Multielectron atom has much more complex energy spectrum than hydrogen atom. As the electrons interact with each other, the hydrogenic energy levels get shifted, and much of the hydrogen-specific degeneracy, as well as degeneracy resulting from electrons mass&charge equality, is lifted. Moreover, since the electrons do interact with each other, we can't, strictly speaking, speak about single-particle states of electrons. This means that when we shine light on a multielectron atom, it can't excite one electron. It instead changes the configuration of the whole atom, and the final state is approximately what we would call an atom with single electron excited.

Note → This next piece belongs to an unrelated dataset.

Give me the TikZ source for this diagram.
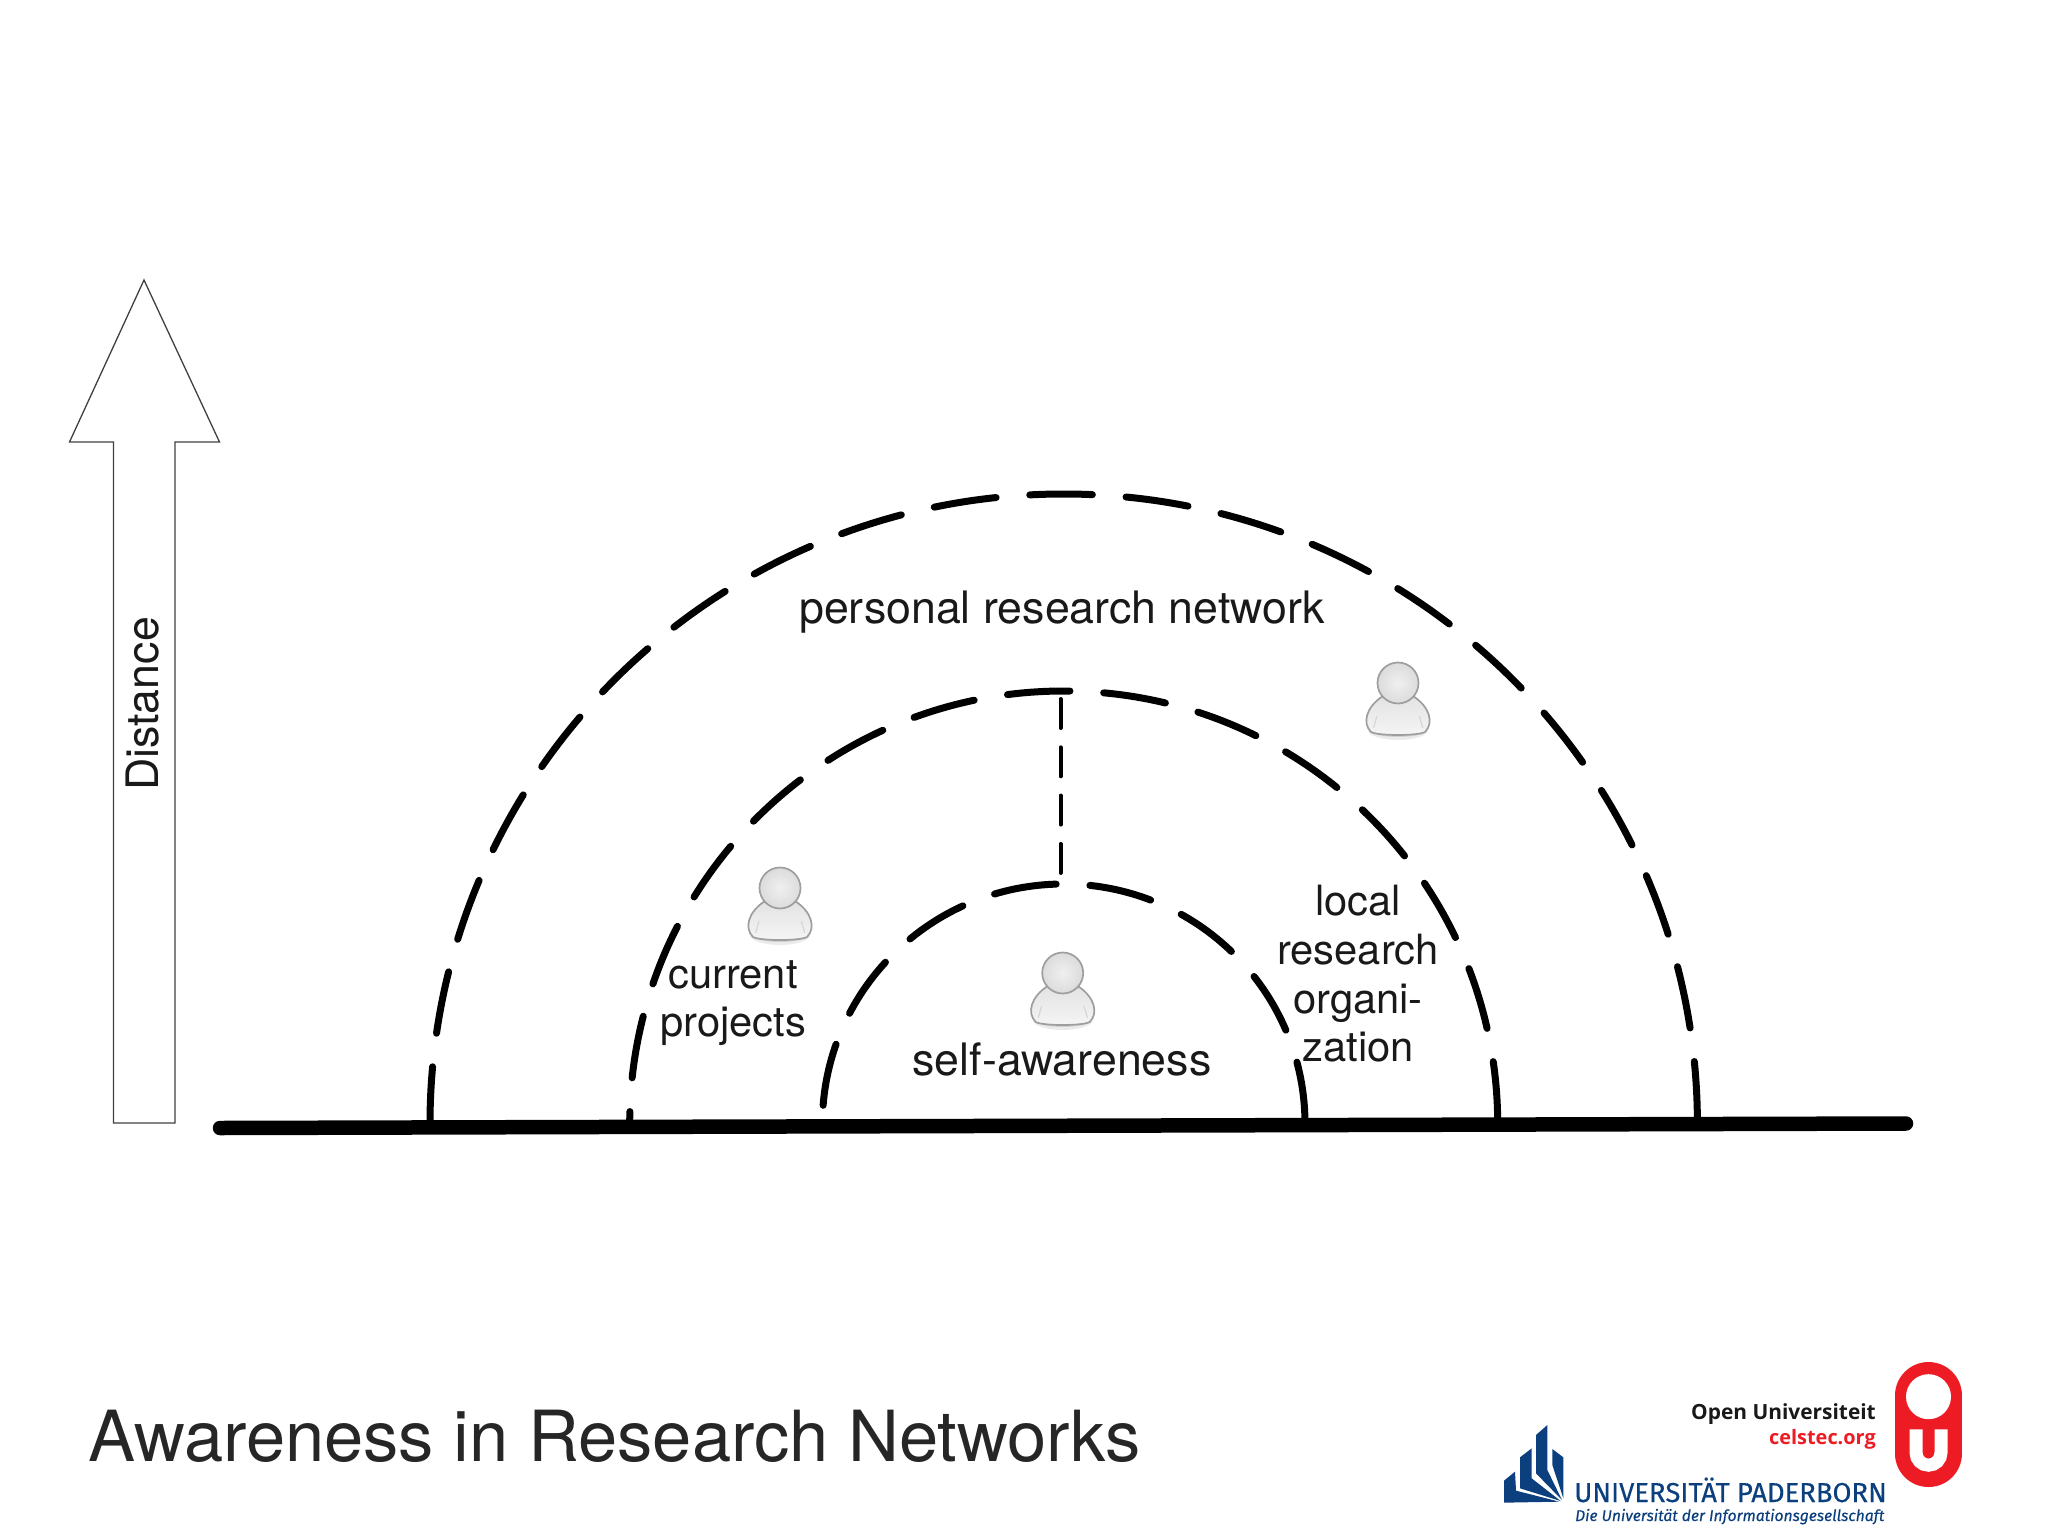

Now, as the energy levels are partially split by electron-electron interaction, there's a way$^\dagger$ to directly (i.e. via single photon) get to the state, which we approximately (i.e. in terms of the shell model) describe as twice-excited state. We just have to shine the appropriate frequency of light at the atom. This way we could even excite more than two electrons. Doing another way, we could shine light composed of two frequencies corresponding to transition from ground to singly excited state and from singly excited to doubly excited state. Then it'll also be possible for the atom to appear in doubly excited state, but this would be a sequential transition.
For some atoms though, doubly excited states are unstable in the sense that the corresponding energy is above ionization energy, so such states are likely to decay into ionized atom instead of directly going to ground state. This is true for e.g. doubly excited helium atom.
My intuition is that the atom would return to its ground state too quickly for this too happen
Note that transition from one state to another is not instant. The probability of occupying some state gradually changes with time, and if you shine the light driving transition to singly-excited state and mix the light driving transition from singly excited to doubly excited state into the same beam, you'll be able to "intercept" the atom's singly excited state and drive it to doubly excited one.
Also, I would suspect that if the atom could be excited twice, the already-excited electron would be excited (or ionised) a second time, not a new one.
Don't forget about quantization of energy and the fact that electron-electron interaction lifts much of the possible degeneracy. It's highly unlikely that energies of doubly excited atom and atom with single electron excited to higher level will coincide. Thus if you tune your light source well enough, you're unlikely to excite the already excited electron to higher level instead of getting doubly excited atom.
$^\dagger$ I may actually be wrong if it appears that such optical transition is forbidden for all atoms. If you find some evidence of this, please let me know.